[DATA EXTRACT]
—————

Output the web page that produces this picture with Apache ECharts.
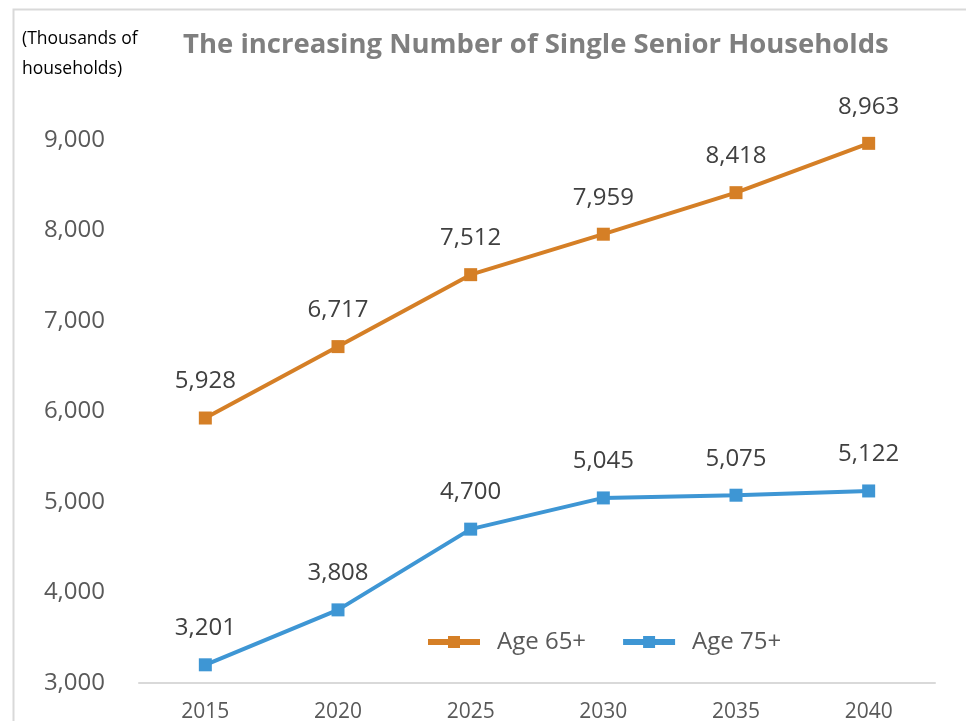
<!DOCTYPE html>
<html>
<head>
<meta charset="utf-8">
<script src="https://cdn.jsdelivr.net/npm/echarts@6/dist/echarts.min.js"></script>
<style>
  html, body { margin: 0; padding: 0; background: #fff; }
  #chart { width: 966px; height: 721px; }
</style>
</head>
<body>
<div id="chart"></div>
<script>
var years = ['2015', '2020', '2025', '2030', '2035', '2040'];
var age65 = [5928, 6717, 7512, 7959, 8418, 8963];
var age75 = [3201, 3808, 4700, 5045, 5075, 5122];

var FONT = '"Open Sans", "Noto Sans", sans-serif';

function fmt(v) {
    return v.toLocaleString('en-US');
}

function lineSeries(name, data, color) {
    return {
        name: name,
        type: 'line',
        data: data,
        symbol: 'rect',
        symbolSize: 13,
        lineStyle: { color: color, width: 4 },
        itemStyle: { color: color },
        label: {
            show: true,
            position: 'top',
            distance: 18,
            color: '#404040',
            fontFamily: FONT,
            fontSize: 24,
            formatter: function (p) { return fmt(p.value); }
        }
    };
}

var chart = echarts.init(document.getElementById('chart'));
chart.setOption({
    animation: false,
    backgroundColor: '#fff',
    title: {
        text: 'The increasing Number of Single Senior Households',
        left: 178,
        top: 26,
        textStyle: { color: '#7f7f7f', fontSize: 27.5, fontWeight: 'bold', fontFamily: FONT }
    },
    graphic: [
        {
            type: 'rect',
            left: 11, top: 7,
            shape: { width: 1000, height: 800 },
            style: { fill: 'none', stroke: '#d9d9d9', lineWidth: 2 }
        },
        {
            type: 'text',
            left: 22, top: 24,
            style: {
                text: '(Thousands of\nhouseholds)',
                fill: '#000',
                fontSize: 17.5,
                lineHeight: 30,
                fontFamily: FONT
            }
        }
    ],
    legend: {
        left: 420,
        top: 625,
        itemWidth: 52,
        itemHeight: 15,
        itemGap: 34,
        lineStyle: { width: 6 },
        textStyle: { color: '#595959', fontSize: 24, fontFamily: FONT, padding: [0, 0, 0, 12] },
        data: ['Age 65+', 'Age 75+']
    },
    grid: { left: 139, right: 31, top: 140, bottom: 38, outerBoundsMode: 'none' },
    xAxis: {
        type: 'category',
        data: years,
        boundaryGap: true,
        axisLine: { lineStyle: { color: '#d9d9d9', width: 2 } },
        axisTick: { show: false },
        axisLabel: { color: '#595959', fontSize: 21, fontFamily: FONT, margin: 19 }
    },
    yAxis: {
        type: 'value',
        min: 3000,
        max: 9000,
        interval: 1000,
        splitLine: { show: false },
        axisLine: { show: false },
        axisTick: { show: false },
        axisLabel: {
            color: '#595959', fontSize: 24, fontFamily: FONT, margin: 34,
            formatter: function (v) { return fmt(v); }
        }
    },
    series: [
        lineSeries('Age 65+', age65, '#d57f26'),
        lineSeries('Age 75+', age75, '#3e96d4')
    ]
});
</script>
</body>
</html>
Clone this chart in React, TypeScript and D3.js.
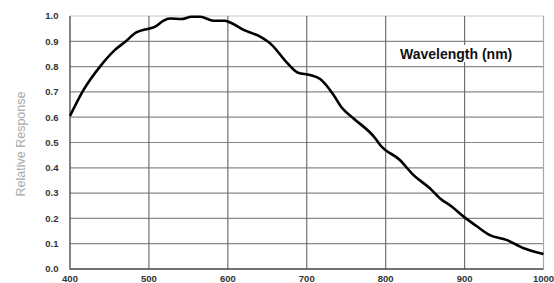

—————

[WHAT THE TASK ASKS]
From the records, copy every line that has the string "this" in it.

[RESULT OF THE EXERCISE]
Output the web page that produces this picture with Apache ECharts.
Clone this chart in React, TypeScript and D3.js.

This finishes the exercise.